The geopolitical ramifications, naturally, are vast. Energy Secretary Jennifer Granholm, never one to mince words on the urgency of climate action, recently articulated the shift’s broader strategic import. “This isn’t merely about cleaner grids; it’s about energy sovereignty, about breaking historical dependencies,” she mused during a recent Capitol Hill briefing. “We’re investing heavily in next-gen storage because, frankly, the future grid won’t just hum, it’ll *store*. And whoever dominates that storage technology will hold a consequential hand in the global energy game.”
Still, the transition isn’t frictionless. Supply chains for critical minerals — lithium, graphite, cobalt — remain tightly controlled and frequently contested. China, of course, holds an almost unassailable lead in battery manufacturing and processing, a strategic bottleneck that keeps Western policymakers awake at night. This push for long-duration storage only intensifies the race for alternative chemistries and domestic manufacturing capabilities. It’s a brutal calculus of talent and resources, unfolding on a global scale.
Behind the headlines of fluctuating oil prices and renewable energy targets, a more fundamental, infrastructural battle is being waged in the laboratories and gigafactories of the world. It’s a struggle for the very capacity to store power, a struggle that will dictate which nations lead the energy transition and which remain perpetually reliant.
What This Means
This subtle but significant shift in lithium-ion battery development carries profound geopolitical and economic implications. Economically, it signifies a massive investment wave in new manufacturing capabilities, R&D for alternative chemistries, and grid infrastructure upgrades. Expect to see increased competition for raw materials, prompting nations to shore up supply chains through treaties, mining investments, and potentially, even less palatable means. The demand for robust, long-lasting storage is a boon for countries rich in these minerals, but also a strategic vulnerability for those dependent on imports.

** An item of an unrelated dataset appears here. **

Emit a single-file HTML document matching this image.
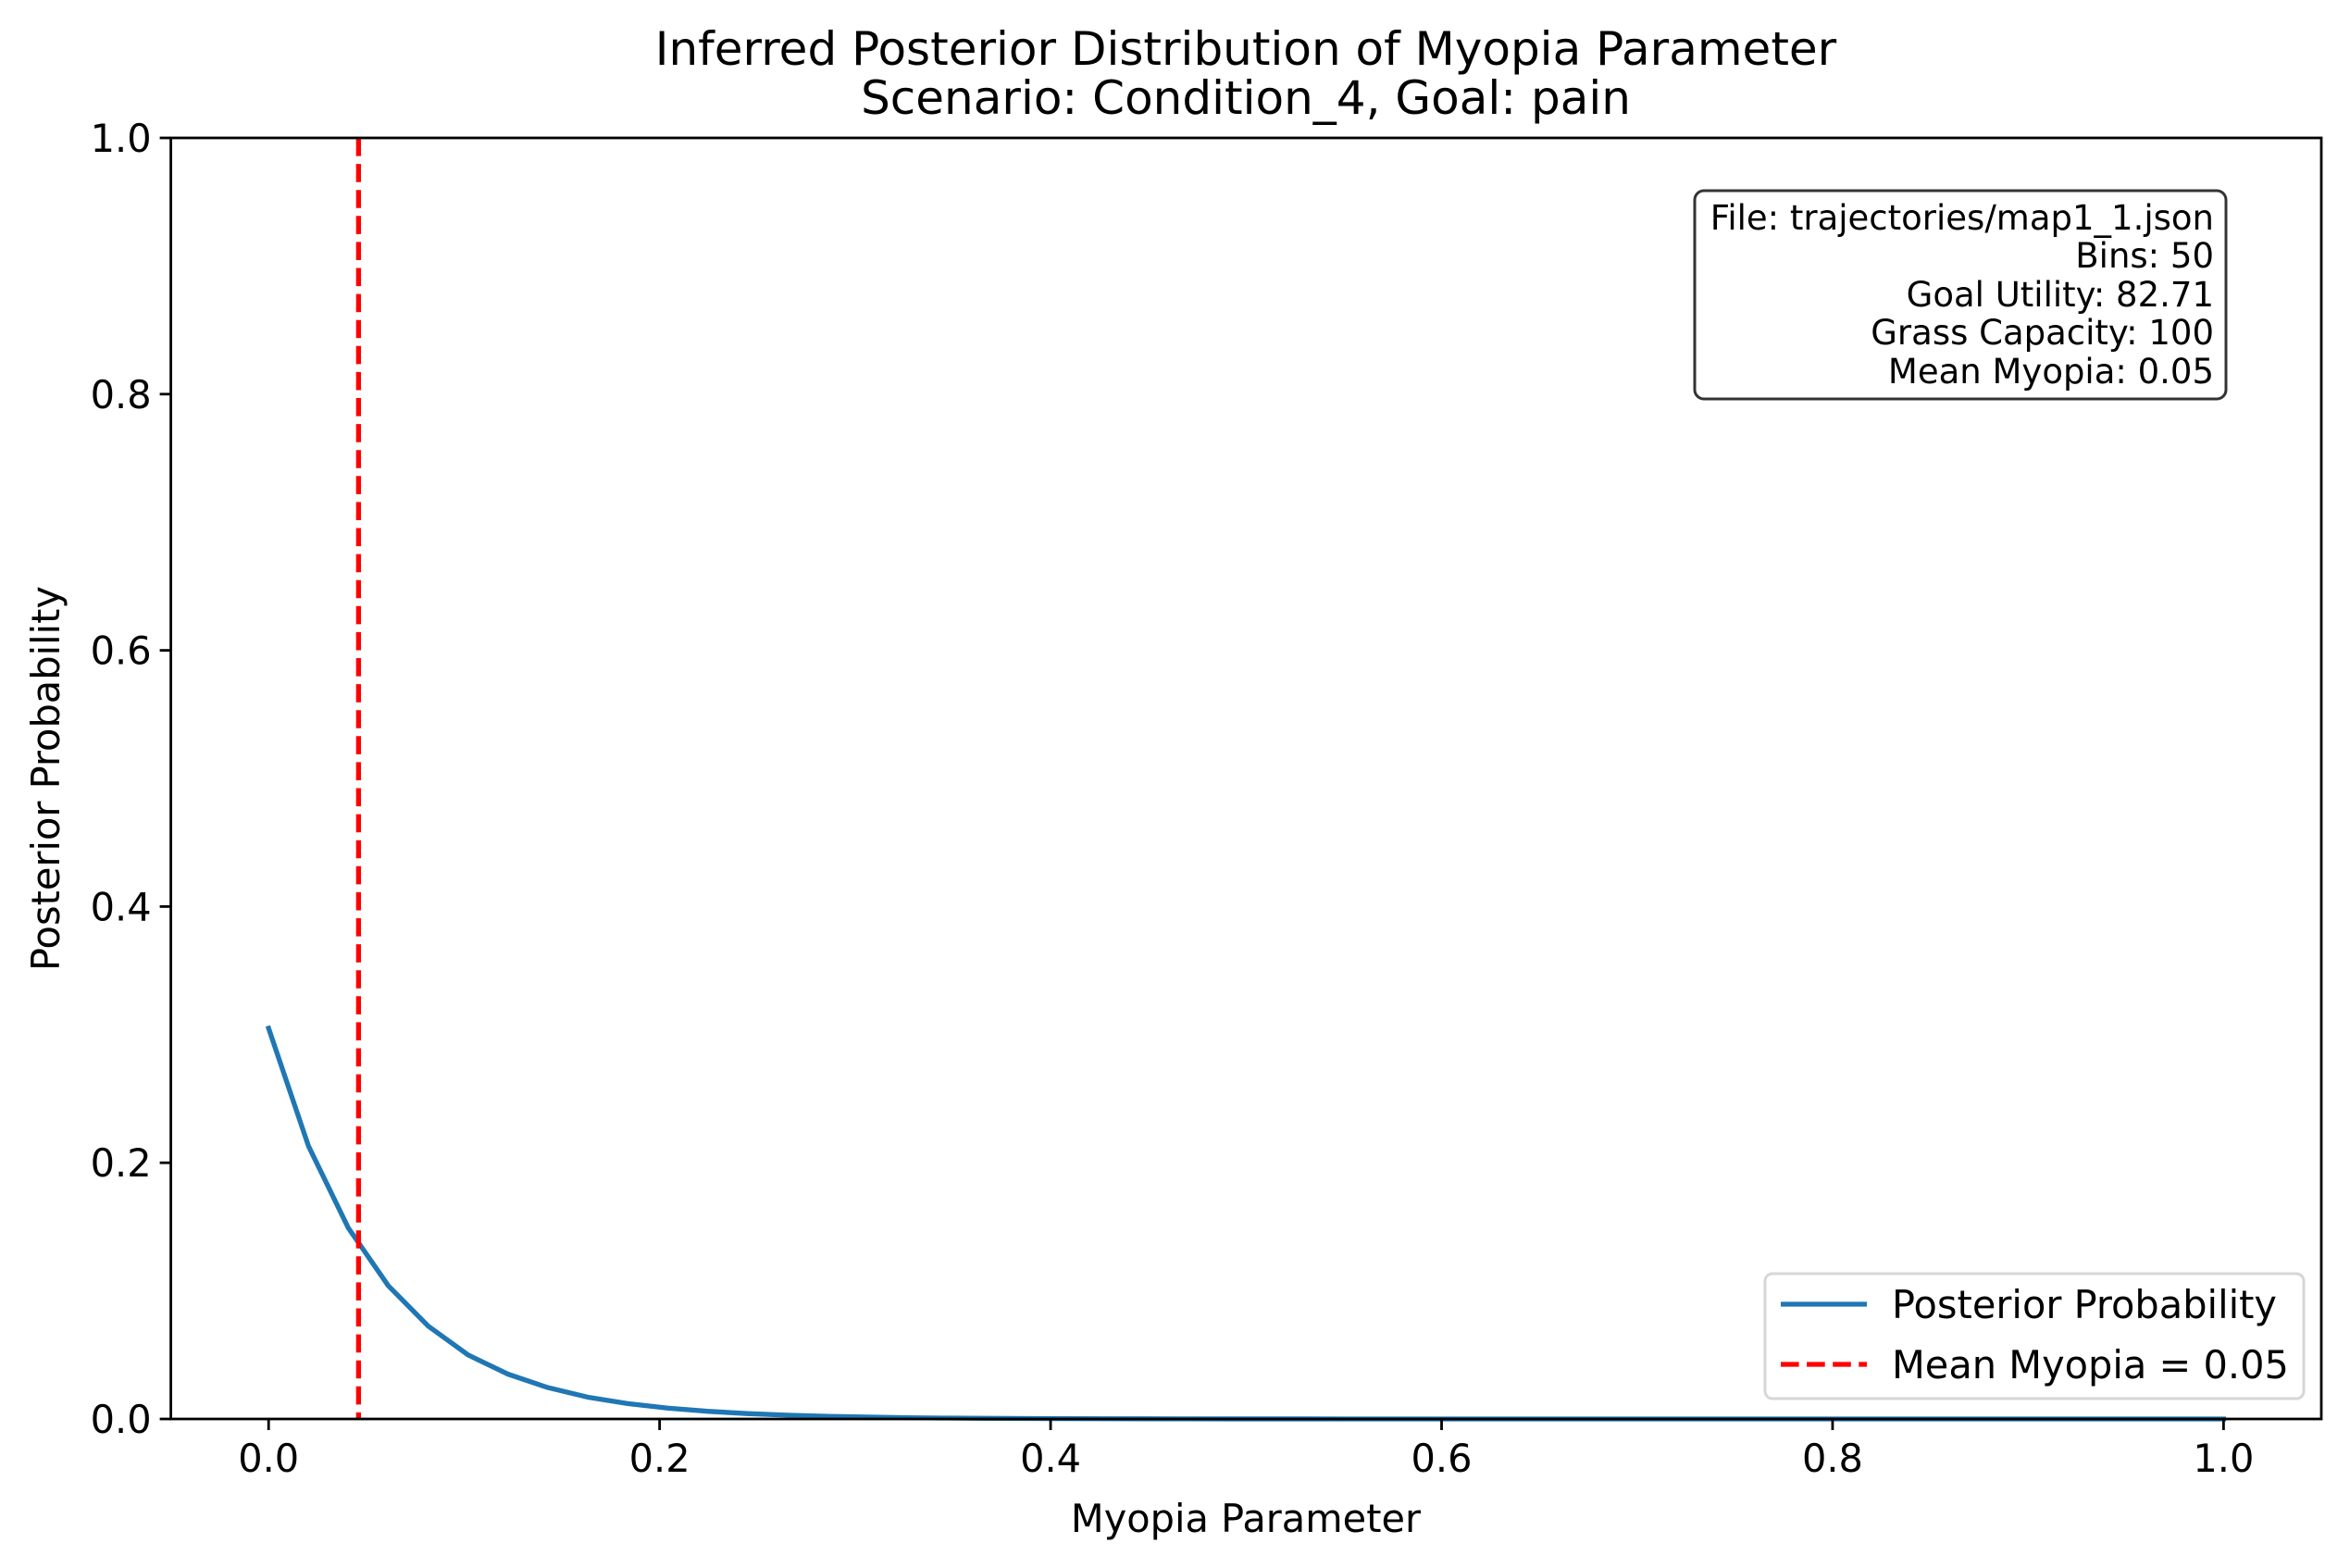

Politically, the implications are equally weighty. Energy independence, long a rhetorical flourish, suddenly becomes a tangible possibility for nations able to harness and store their own renewable resources. This could destabilize traditional energy alliances and diminish the leverage of oil and gas producers, potentially reordering global power dynamics. For regions like South Asia, this means not only improved energy access and economic stability but also reduced reliance on often volatile energy markets and contentious transit routes. It could foster regional grid integration (like the proposed CASA-1000 project, only more reliable with storage) and reduce the security risks associated with energy scarcity. The nation that masters long-duration storage — or at least secures its supply chain — won’t just be clean; it’ll be powerful.